» **GOAL**: Everything from the first line down to the line containing "var y = d3.scaleLinear().domain([-0.06, 0.06]).range([671, 11]);" is to be retyped exactly, both ends included, with pictures left out.

» **STORED DATA**:
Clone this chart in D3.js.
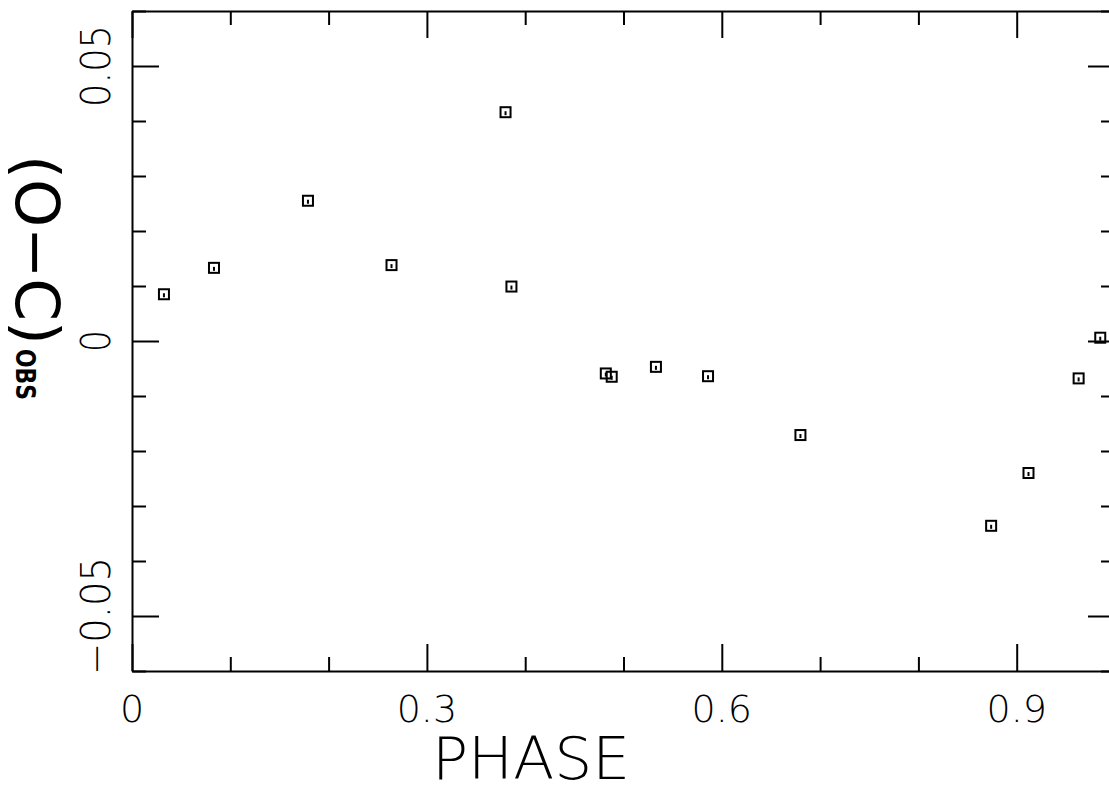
<!DOCTYPE html>
<html>
<head>
<meta charset="utf-8">
<script src="https://cdn.jsdelivr.net/npm/d3@7"></script>
<style>
  body { margin: 0; background: #fff; }
  svg { display: block; }
  .lbl { font-family: "DejaVu Sans", sans-serif; font-weight: 200; fill: #000; }
</style>
</head>
<body>
<div class="chart"></div>
<script>
var width = 1109,
    height = 793;

var phase = [0.0325, 0.0834, 0.179, 0.264, 0.380, 0.386, 0.482, 0.488, 0.533, 0.586, 0.680, 0.874, 0.912, 0.963, 0.985];
var oc    = [0.0085, 0.0133, 0.0255, 0.0138, 0.0416, 0.0099, -0.0059, -0.0065, -0.0047, -0.0064, -0.0171, -0.0336, -0.0240, -0.0068, 0.0006];

// tick marks
var phaseTicks = [0, 0.1, 0.2, 0.3, 0.4, 0.5, 0.6, 0.7, 0.8, 0.9, 1.0];
var phaseMajor = [0, 0.3, 0.6, 0.9];
var phaseLabels = ["0", "0.3", "0.6", "0.9"];
var ocTicks = [-0.06, -0.05, -0.04, -0.03, -0.02, -0.01, 0, 0.01, 0.02, 0.03, 0.04, 0.05, 0.06];
var ocMajor = [-0.05, 0, 0.05];
var ocLabels = ["\u22120.05", "0", "0.05"];

var x = d3.scaleLinear().domain([0, 1]).range([132, 1115]);
var y = d3.scaleLinear().domain([-0.06, 0.06]).range([671, 11]);

var svg = d3.select(".chart").append("svg")
            .attr("width", width)
            .attr("height", height);

function isMajor(list, v) {
    return list.some(function(m) { return Math.abs(m - v) < 1e-9; });
}

// axes, ticks pointing inward; majors longer
function styleAxis(g, majors, len) {
    g.select(".domain").attr("stroke", "#000").attr("stroke-width", 2);
    g.selectAll(".tick line")
     .attr("stroke", "#000")
     .attr("stroke-width", 2);
    g.selectAll(".tick").each(function(d) {
        var ln = d3.select(this).select("line");
        var k = isMajor(majors, d) ? 27 : 14;
        if (ln.attr("y2") !== null && +ln.attr("y2") !== 0) ln.attr("y2", len * k);
        if (ln.attr("x2") !== null && +ln.attr("x2") !== 0) ln.attr("x2", len * k);
    });
    g.selectAll(".tick text").remove();
}

svg.append("g")
   .attr("transform", "translate(0," + y(-0.06) + ")")
   .call(d3.axisBottom(x).tickValues(phaseTicks).tickSize(-14).tickSizeOuter(0))
   .call(styleAxis, phaseMajor, -1);

svg.append("g")
   .attr("transform", "translate(0," + y(0.06) + ")")
   .call(d3.axisTop(x).tickValues(phaseTicks).tickSize(-14).tickSizeOuter(0))
   .call(styleAxis, phaseMajor, 1);

svg.append("g")
   .attr("transform", "translate(" + x(0) + ",0)")
   .call(d3.axisLeft(y).tickValues(ocTicks).tickSize(-14).tickSizeOuter(0))
   .call(styleAxis, ocMajor, 1);

svg.append("g")
   .attr("transform", "translate(" + x(1) + ",0)")
   .call(d3.axisRight(y).tickValues(ocTicks).tickSize(-14).tickSizeOuter(0))
   .call(styleAxis, ocMajor, -1);

// tick labels
svg.selectAll(".xlab")
   .data(phaseMajor)
   .enter().append("text")
   .attr("class", "lbl xlab")
   .attr("x", function(d) { return x(d); })
   .attr("y", 722)
   .attr("text-anchor", "middle")
   .style("font-size", "38px")
   .text(function(d, i) { return phaseLabels[i]; });

var ylabLen = [118, 22, 82];
svg.selectAll(".ylab")
   .data(ocMajor)
   .enter().append("text")
   .attr("class", "lbl ylab")
   .attr("transform", function(d) { return "translate(110," + y(d) + ") rotate(-90)"; })
   .attr("text-anchor", "middle")
   .attr("textLength", function(d, i) { return ylabLen[i]; })
   .attr("lengthAdjust", "spacingAndGlyphs")
   .style("font-size", "41px")
   .text(function(d, i) { return ocLabels[i]; });

// axis titles
svg.append("text")
   .attr("class", "lbl")
   .attr("x", 531)
   .attr("y", 779)
   .attr("text-anchor", "middle")
   .attr("textLength", 198)
   .attr("lengthAdjust", "spacingAndGlyphs")
   .style("font-size", "58px")
   .text("PHASE");

svg.append("text")
   .attr("class", "lbl")
   .attr("transform", "translate(16,155) rotate(90)")
   .attr("textLength", 190)
   .attr("lengthAdjust", "spacingAndGlyphs")
   .style("font-size", "60px")
   .style("font-weight", 400)
   .text("(O\u2212C)");

svg.append("text")
   .attr("class", "lbl")
   .attr("transform", "translate(16,349) rotate(90)")
   .attr("textLength", 51)
   .attr("lengthAdjust", "spacingAndGlyphs")
   .style("font-size", "26px")
   .style("font-weight", 700)
   .text("OBS");

// data markers: open squares with a small centre mark
var pts = phase.map(function(p, i) { return [p, oc[i]]; });

var mk = svg.selectAll(".mk")
   .data(pts)
   .enter().append("g")
   .attr("class", "mk")
   .attr("transform", function(d) { return "translate(" + x(d[0]) + "," + y(d[1]) + ")"; });

mk.append("rect")
  .attr("x", -5).attr("y", -5)
  .attr("width", 10).attr("height", 10)
  .attr("fill", "none")
  .attr("stroke", "#000")
  .attr("stroke-width", 2);

mk.append("rect")
  .attr("x", -1).attr("y", -1)
  .attr("width", 2).attr("height", 4)
  .attr("fill", "#000");
</script>
</body>
</html>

» **OUTPUT**:
Clone this chart in D3.js.
<!DOCTYPE html>
<html>
<head>
<meta charset="utf-8">
<script src="https://cdn.jsdelivr.net/npm/d3@7"></script>
<style>
  body { margin: 0; background: #fff; }
  svg { display: block; }
  .lbl { font-family: "DejaVu Sans", sans-serif; font-weight: 200; fill: #000; }
</style>
</head>
<body>
<div class="chart"></div>
<script>
var width = 1109,
    height = 793;

var phase = [0.0325, 0.0834, 0.179, 0.264, 0.380, 0.386, 0.482, 0.488, 0.533, 0.586, 0.680, 0.874, 0.912, 0.963, 0.985];
var oc    = [0.0085, 0.0133, 0.0255, 0.0138, 0.0416, 0.0099, -0.0059, -0.0065, -0.0047, -0.0064, -0.0171, -0.0336, -0.0240, -0.0068, 0.0006];

// tick marks
var phaseTicks = [0, 0.1, 0.2, 0.3, 0.4, 0.5, 0.6, 0.7, 0.8, 0.9, 1.0];
var phaseMajor = [0, 0.3, 0.6, 0.9];
var phaseLabels = ["0", "0.3", "0.6", "0.9"];
var ocTicks = [-0.06, -0.05, -0.04, -0.03, -0.02, -0.01, 0, 0.01, 0.02, 0.03, 0.04, 0.05, 0.06];
var ocMajor = [-0.05, 0, 0.05];
var ocLabels = ["\u22120.05", "0", "0.05"];

var x = d3.scaleLinear().domain([0, 1]).range([132, 1115]);
var y = d3.scaleLinear().domain([-0.06, 0.06]).range([671, 11]);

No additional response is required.